New album 13 Blues for Thirteen Moons is the weakest entry to date in Silver Mt. Zion's catalog. It gets off on the wrong foot with a conceit that seems pointless at best: Twelve tracks, each just a few seconds long, of high-pitched, modulating drones. Why? Maybe it was conceptually important to the band that the album begin on track 13, but there's nothing to suggest it should be important to anyone else. Of course, these drones would be inconsequential if they were a prelude to inspiring music, but their mysteriousness is the most interesting aspect of the record.

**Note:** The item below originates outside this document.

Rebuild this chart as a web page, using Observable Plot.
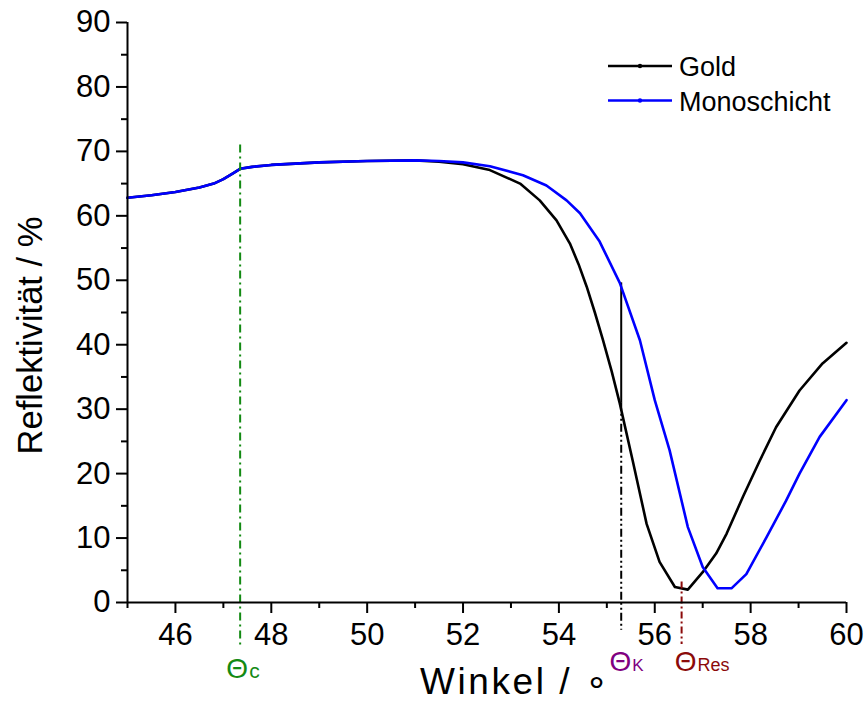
<!DOCTYPE html>
<html><head><meta charset="utf-8">
<script src="https://cdn.jsdelivr.net/npm/d3@7"></script>
<script src="https://cdn.jsdelivr.net/npm/@observablehq/plot@0.6"></script>
<style>
body{margin:0;background:#fff;font-family:"Liberation Sans",Arial,sans-serif;}
#wrap{position:relative;width:866px;height:713px;}
#legend{position:absolute;left:600px;top:44px;}
svg{overflow:visible}
</style></head><body><div id="wrap"></div>
<script>
// Data
const goldX = [45.0,45.5,46.0,46.5,46.8,47.0,47.2,47.35,47.6,48.0,48.5,49.0,50.0,51.0,51.5,52.0,52.56,53.19,53.6,53.95,54.23,54.41,54.58,54.75,54.92,55.1,55.27,55.54,55.83,56.1,56.42,56.69,57.0,57.28,57.5,57.84,58.19,58.53,59.02,59.5,60.0];
const goldY = [62.8,63.2,63.7,64.4,65.0,65.7,66.6,67.3,67.6,67.9,68.1,68.3,68.5,68.6,68.4,68.0,67.1,65.0,62.4,59.3,55.7,52.5,49.0,45.0,40.7,35.9,30.9,22.0,12.2,6.3,2.4,2.0,4.7,7.6,10.7,16.4,22.0,27.2,32.9,37.1,40.3];
const monoX = [45.0,45.5,46.0,46.5,46.8,47.0,47.2,47.35,47.6,48.0,48.5,49.0,50.0,51.0,51.5,52.0,52.56,53.25,53.74,54.16,54.44,54.85,55.27,55.69,56.0,56.31,56.69,57.0,57.31,57.6,57.91,58.33,58.74,59.02,59.44,60.0];
const monoY = [62.8,63.2,63.7,64.4,65.0,65.7,66.6,67.3,67.6,67.9,68.1,68.3,68.5,68.6,68.5,68.3,67.7,66.3,64.7,62.4,60.4,56.0,49.6,40.7,31.4,23.6,11.7,5.5,2.2,2.2,4.4,10.1,15.8,20.0,25.7,31.4];
const seriesNames = ["Gold","Monoschicht"];
const seriesColors = ["#000000","#0000ff"];
const xTicks = [46,48,50,52,54,56,58,60];
const xMinor = [45,47,49,51,53,55,57,59];
const yTicks = [0,10,20,30,40,50,60,70,80,90];
const yMinor = [5,15,25,35,45,55,65,75,85];
// marker lines
const thetaC = 47.35, thetaCRange = [71.0,-6.7];
const thetaK = 55.3, thetaKSolid = [30.9,49.6], thetaKDash = [30.9,-4.3];
const thetaRes = 56.56, thetaResRange = [3.2,-6.5];
const xTitle = "Winkel / \u2218";
const yTitle = "Reflektivit\u00e4t / %";

const gold = goldX.map((x,i)=>({x, y: goldY[i]}));
const mono = monoX.map((x,i)=>({x, y: monoY[i]}));

const FS = 31;
const plot = Plot.plot({
  width: 866, height: 713,
  marginLeft: 127, marginRight: 20, marginTop: 22, marginBottom: 111,
  style: {fontFamily: "'Liberation Sans', Arial, sans-serif", background: "transparent", overflow: "visible"},
  x: {domain: [45, 60]},
  y: {domain: [0, 90]},
  marks: [
    Plot.line(gold, {x: "x", y: "y", stroke: seriesColors[0], strokeWidth: 2.6}),
    Plot.ruleX([thetaK], {y1: thetaKSolid[0], y2: thetaKSolid[1], stroke: "#000", strokeWidth: 2}),
    Plot.line(mono, {x: "x", y: "y", stroke: seriesColors[1], strokeWidth: 2.6}),
    Plot.ruleX([thetaC], {y1: thetaCRange[0], y2: thetaCRange[1], stroke: "#138a13", strokeWidth: 2, strokeDasharray: "8,4,2,4"}),
    Plot.ruleX([thetaK], {y1: thetaKDash[0], y2: thetaKDash[1], stroke: "#000", strokeWidth: 2, strokeDasharray: "8,3,2,3,2,3"}),
    Plot.ruleX([thetaRes], {y1: thetaResRange[0], y2: thetaResRange[1], stroke: "#8b0a0a", strokeWidth: 2, strokeDasharray: "7,3,2,3"}),
    Plot.ruleY([0], {stroke: "#000", strokeWidth: 2}),
    Plot.ruleX([45], {stroke: "#000", strokeWidth: 2}),
    Plot.axisX(xTicks, {tickSize: 11, tickPadding: 9, fontSize: FS, strokeWidth: 2, label: null, fill: "#000"}),
    Plot.axisX(xMinor, {tickSize: 6, tickFormat: () => "", strokeWidth: 2, label: null}),
    Plot.axisY(yTicks, {tickSize: 11, tickPadding: 6, fontSize: FS, strokeWidth: 2, label: null, fill: "#000"}),
    Plot.axisY(yMinor, {tickSize: 6, tickFormat: () => "", strokeWidth: 2, label: null}),
    Plot.text([yTitle], {frameAnchor: "left", textAnchor: "middle", rotate: -90, dx: -97, dy: 23, fontSize: 34.5, fill: "#000"}),
    Plot.text([xTitle], {frameAnchor: "bottom", dy: 91, dx: 27, fontSize: 37, fill: "#000", className: "xtitle"}),
    // Theta labels
    Plot.text(["\u0398"], {x: [thetaC], frameAnchor: "bottom", lineAnchor: "bottom", textAnchor: "end", dx: 8, dy: 75, fontSize: 28, fill: "#138a13"}),
    Plot.text(["c"], {x: [thetaC], frameAnchor: "bottom", lineAnchor: "bottom", textAnchor: "start", dx: 9, dy: 75, fontSize: 21, fill: "#138a13"}),
    Plot.text(["\u0398"], {x: [thetaK], frameAnchor: "bottom", lineAnchor: "bottom", textAnchor: "end", dx: 10, dy: 68, fontSize: 28, fill: "#800080"}),
    Plot.text(["K"], {x: [thetaK], frameAnchor: "bottom", lineAnchor: "bottom", textAnchor: "start", dx: 11, dy: 68, fontSize: 17, fill: "#800080"}),
    Plot.text(["\u0398"], {x: [thetaRes], frameAnchor: "bottom", lineAnchor: "bottom", textAnchor: "end", dx: 15, dy: 68, fontSize: 28, fill: "#8b0a0a"}),
    Plot.text(["Res"], {x: [thetaRes], frameAnchor: "bottom", lineAnchor: "bottom", textAnchor: "start", dx: 16, dy: 68, fontSize: 18, fill: "#8b0a0a"})
  ]
});
document.getElementById("wrap").appendChild(plot);
// slightly wider spacing of the x-axis title, as in the reference
d3.select(plot).selectAll("g.xtitle text").attr("textLength", 188).attr("lengthAdjust", "spacing");

// Legend
const lg = d3.select("#wrap").append("svg").attr("id","legend").attr("width",250).attr("height",80);
seriesNames.forEach((n,i)=>{
  const y = 22 + i*34.5;
  lg.append("line").attr("x1",8).attr("x2",72).attr("y1",y).attr("y2",y).attr("stroke",seriesColors[i]).attr("stroke-width",2.6);
  lg.append("circle").attr("cx",40).attr("cy",y).attr("r",2.2).attr("fill",seriesColors[i]);
  lg.append("text").attr("x",79).attr("y",y+10).attr("font-size",27).attr("font-family","'Liberation Sans', Arial, sans-serif").text(n);
});
</script></body></html>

Here, strings have moved into the background and guitars into the foreground of Silver Mt. Zion's music, inverting their original template. They no longer erect shimmering palaces in the distance, preferring instead to drop the great marble slabs directly on our heads, over and over again. The song's artillery drums and napalm riffs sound exciting on paper, and there are indeed a few thrilling moments (swoony trumpets!), but the turgid arrangements, which lack enough content to justify their length (each is around a quarter-hour), reduce them to isolated moments that don't feel hard-earned when they arrive.

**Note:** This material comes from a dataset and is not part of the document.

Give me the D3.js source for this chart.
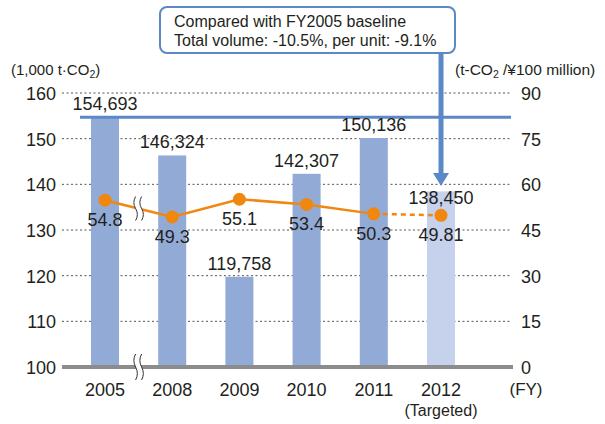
<!DOCTYPE html>
<html><head><meta charset="utf-8">
<script src="https://cdn.jsdelivr.net/npm/d3@7"></script>
<style>body{margin:0;background:#fff}svg{display:block;font-family:"Liberation Sans",Arial,Helvetica,sans-serif}</style>
</head><body><svg id="c" width="605" height="424"></svg>
<script>
const years = ["2005","2008","2009","2010","2011","2012"];
const emissions = [154693,146324,119758,142307,150136,138450]; // t-CO2 (×1,000 on axis)
const intensity = [54.8,49.3,55.1,53.4,50.3,49.81];
const intensityLabels = ["54.8","49.3","55.1","53.4","50.3","49.81"];
const leftTicks = [100,110,120,130,140,150,160];
const rightTicks = [0,15,30,45,60,75,90];
const targeted = [false,false,false,false,false,true];
const noteLines = ["Compared with FY2005 baseline","Total volume: -10.5%, per unit: -9.1%"];

const svg = d3.select("#c");
const textColor = "#231f20", blue = "#5b88c6", orange = "#f0870f";
const x = d3.scaleBand().domain(years).range([71.4,474.6]).paddingInner(0.583).paddingOuter(0.2915);
const yL = d3.scaleLinear().domain([100,160]).range([367,93]);
const yR = d3.scaleLinear().domain([0,90]).range([367,93]);
const gx0 = 62, gx1 = 512;

// gridlines
svg.append("g").selectAll("line").data(leftTicks.filter(d=>d>100)).join("line")
  .attr("x1",gx0).attr("x2",gx1).attr("y1",d=>yL(d)).attr("y2",d=>yL(d))
  .attr("stroke","#555").attr("stroke-width",1).attr("stroke-dasharray","2,2.5");

// bars
svg.append("g").selectAll("rect").data(years).join("rect")
  .attr("x",d=>x(d)).attr("width",x.bandwidth())
  .attr("y",(d,i)=>yL(emissions[i]/1000)).attr("height",(d,i)=>yL(100)-yL(emissions[i]/1000))
  .attr("fill",(d,i)=>targeted[i]?"#c6d1eb":"#92abd6");

// baseline reference line (FY2005 level)
svg.append("line").attr("x1",80).attr("x2",511)
  .attr("y1",yL(emissions[0]/1000)).attr("y2",yL(emissions[0]/1000))
  .attr("stroke",blue).attr("stroke-width",3);

// axis baseline
svg.append("line").attr("x1",gx0).attr("x2",gx1+1).attr("y1",yL(100)).attr("y2",yL(100))
  .attr("stroke","#8c8c8c").attr("stroke-width",4);

// left axis labels
const axL = svg.append("g").attr("transform",`translate(56,0)`)
  .call(d3.axisLeft(yL).tickValues(leftTicks).tickSize(0).tickPadding(0));
axL.select(".domain").remove();
axL.selectAll("text").attr("font-size",18).attr("fill",textColor).attr("dy","0.36em").attr("font-family","Liberation Sans, Arial, sans-serif");

const axR = svg.append("g").attr("transform",`translate(521,0)`)
  .call(d3.axisRight(yR).tickValues(rightTicks).tickSize(0).tickPadding(0));
axR.select(".domain").remove();
axR.selectAll("text").attr("font-size",18).attr("fill",textColor).attr("dy","0.36em").attr("font-family","Liberation Sans, Arial, sans-serif");

// x axis labels
const axX = svg.append("g").attr("transform",`translate(0,${yL(100)})`)
  .call(d3.axisBottom(x).tickSize(0).tickPadding(16));
axX.select(".domain").remove();
axX.selectAll("text").attr("font-size",18).attr("fill",textColor).attr("font-family","Liberation Sans, Arial, sans-serif");
svg.append("text").attr("x",x("2012")+x.bandwidth()/2).attr("y",416).attr("text-anchor","middle")
  .attr("font-size",16).attr("fill",textColor).text("(Targeted)");
svg.append("text").attr("x",526).attr("y",395).attr("text-anchor","middle")
  .attr("font-size",17).attr("fill",textColor).text("(FY)");

// axis titles
const tl = svg.append("text").attr("x",11).attr("y",75).attr("font-size",15).attr("fill",textColor);
tl.append("tspan").text("(1,000 t·CO");
tl.append("tspan").attr("font-size",10.5).attr("dy",3).text("2");
tl.append("tspan").attr("dy",-3).text(")");
const tr = svg.append("text").attr("x",455).attr("y",75).attr("font-size",15.5).attr("fill",textColor);
tr.append("tspan").text("(t-CO");
tr.append("tspan").attr("font-size",10.5).attr("dy",3).text("2");
tr.append("tspan").attr("dy",-3).text(" /¥100 million)");

// intensity line
const cx = d=>x(d)+x.bandwidth()/2;
const pts = years.map((d,i)=>[cx(d),yR(intensity[i])]);
svg.append("path").attr("d",d3.line()(pts.slice(0,5))).attr("fill","none")
  .attr("stroke",orange).attr("stroke-width",2.5);
svg.append("path").attr("d",d3.line()(pts.slice(4))).attr("fill","none")
  .attr("stroke",orange).attr("stroke-width",2.5).attr("stroke-dasharray","5,4");
svg.append("g").selectAll("circle").data(pts).join("circle")
  .attr("cx",d=>d[0]).attr("cy",d=>d[1]).attr("r",6.5).attr("fill",orange);
svg.append("g").selectAll("text").data(years).join("text")
  .attr("x",d=>cx(d)).attr("y",(d,i)=>yR(intensity[i])+26)
  .attr("text-anchor","middle").attr("font-size",18).attr("fill",textColor)
  .text((d,i)=>intensityLabels[i]);

// break marks
function breakMark(bx, by, h){
  const g = svg.append("g");
  const w = 3.5, gap = 6;
  const s = (ox)=>`M${bx+ox},${by-h/2} q${-w},${h/4} 0,${h/2} q${w},${h/4} 0,${h/2}`;
  g.append("path").attr("d",`${s(-gap/2)} L${bx+gap/2},${by+h/2} q${w},${-h/4} 0,${-h/2} q${-w},${-h/4} 0,${-h/2} Z`)
    .attr("fill","#fff");
  [-gap/2,gap/2].forEach(o=>g.append("path").attr("d",s(o)).attr("fill","none").attr("stroke","#333").attr("stroke-width",1));
}
const bxm = (cx("2005")+cx("2008"))/2;
breakMark(bxm, (pts[0][1]+pts[1][1])/2, 24);
breakMark(bxm, yL(100), 26);

// annotation arrow
const ax = cx("2012");
svg.append("line").attr("x1",ax).attr("x2",ax).attr("y1",50).attr("y2",174)
  .attr("stroke",blue).attr("stroke-width",5);
svg.append("path").attr("d",`M${ax-8},173 L${ax+8},173 L${ax},186 Z`).attr("fill",blue);

// bar value labels (targeted bar label sits just inside its top, below the arrow)
svg.append("g").selectAll("text").data(years).join("text")
  .attr("x",d=>x(d)+x.bandwidth()/2).attr("y",(d,i)=>yL(emissions[i]/1000)+(targeted[i]?13:-7))
  .attr("text-anchor","middle").attr("font-size",18).attr("fill",textColor)
  .text((d,i)=>d3.format(",")(emissions[i]));

// annotation box
svg.append("rect").attr("x",160).attr("y",7).attr("width",295).attr("height",46).attr("rx",7)
  .attr("fill","#fff").attr("stroke",blue).attr("stroke-width",2);
svg.append("g").selectAll("text").data(noteLines).join("text")
  .attr("x",174).attr("y",(d,i)=>27+i*19).attr("font-size",16).attr("fill",textColor).text(d=>d);
</script></body></html>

"1,000,000 Died to Make this Sound" begins and ends as a post-apocalyptic chorale, and while the moment when the bludgeoning riff that dominates its middle section roars to life is tingly, the feeling soon becomes a dull ache. The title track is more dynamically arranged, with swells of battery-acid guitar, but its rippling pattern makes it feel preordained, like Explosions in the Sky gone psych-rock. Nevertheless, the final movement, where Menuck's voice is chopped hard across stereo channels (lending it a rhythmic force it often lacks) is the album's most credible climax. The last two tracks are better: "Black Waters Blowed/Engine Broke Blues" makes room for gusty organ-and-string dirges amid the brambly rock, enhancing its contrast, and "Blindblindblind", with its gradual increase in wattage, exemplifies the kind of nuanced upsweep that most of the album unfortunately sacrifices.

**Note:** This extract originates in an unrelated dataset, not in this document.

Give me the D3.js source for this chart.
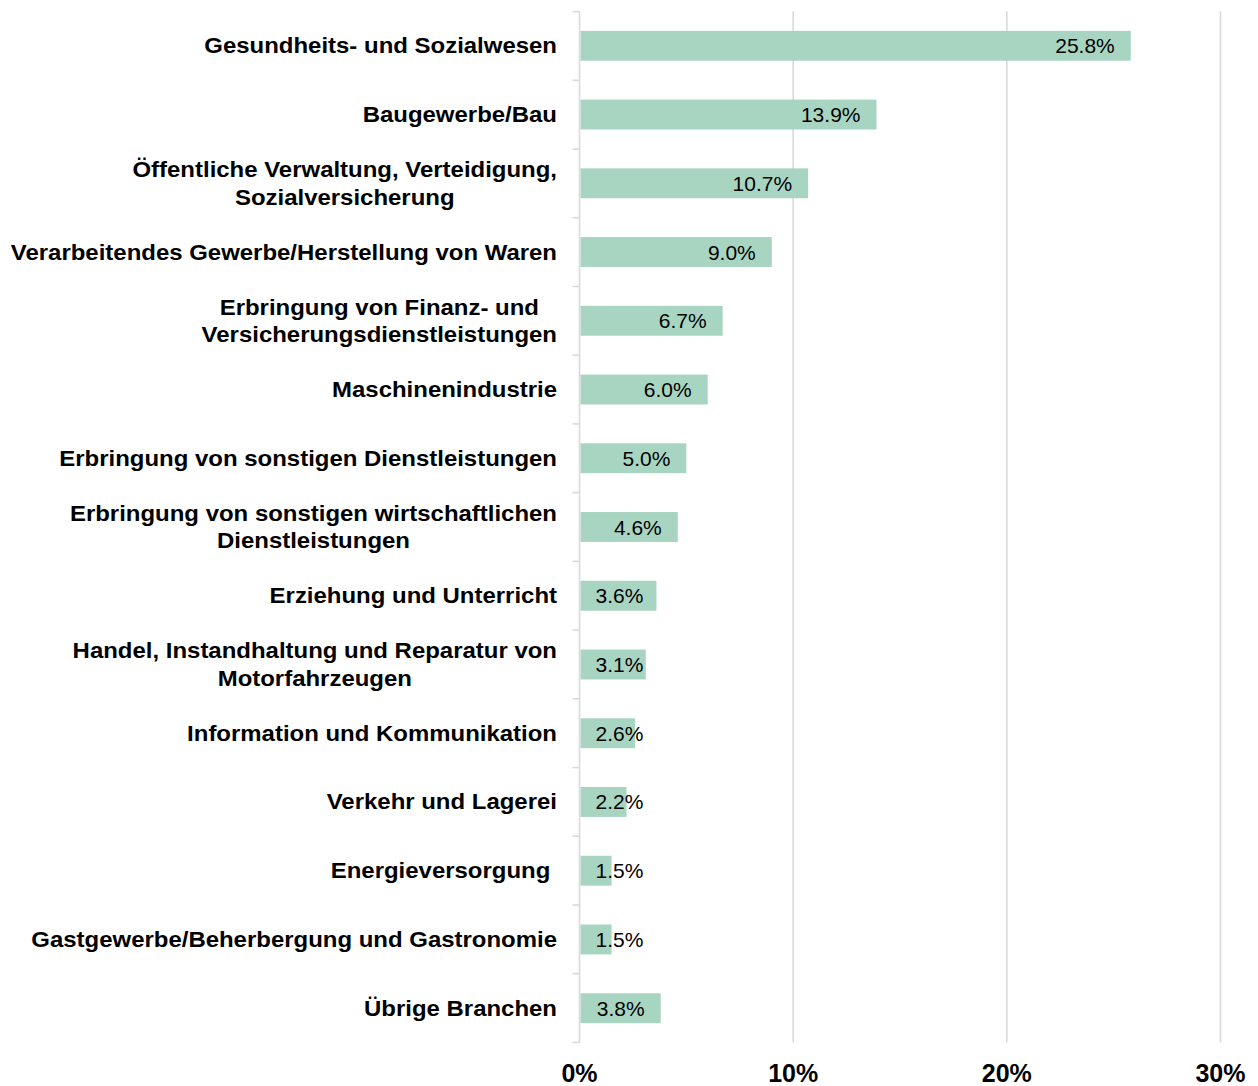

Righteous anger is the emotion that dominates 13 Blues for Thirteen Moons, leaving its listeners feeling rather scolded. When Menuck sings, "One million died to make this sound," you get the impression that the romance of disaffection might be dearer to him than the social reforms that would mitigate it. When he sings about "your band's bland ambition," you have to wonder if his self-regard has completed a crescendo of its own, one disproportionate to the actual political efficacy of his-- or anyone's-- music. Overall, it's this sense of forced importance that makes the album no fun: You feel like it's meant to do something to you, not for you. I don't know about you, but I've got more than enough tyrants and oligarchs talking down to me already, without getting browbeaten by anarchists, too.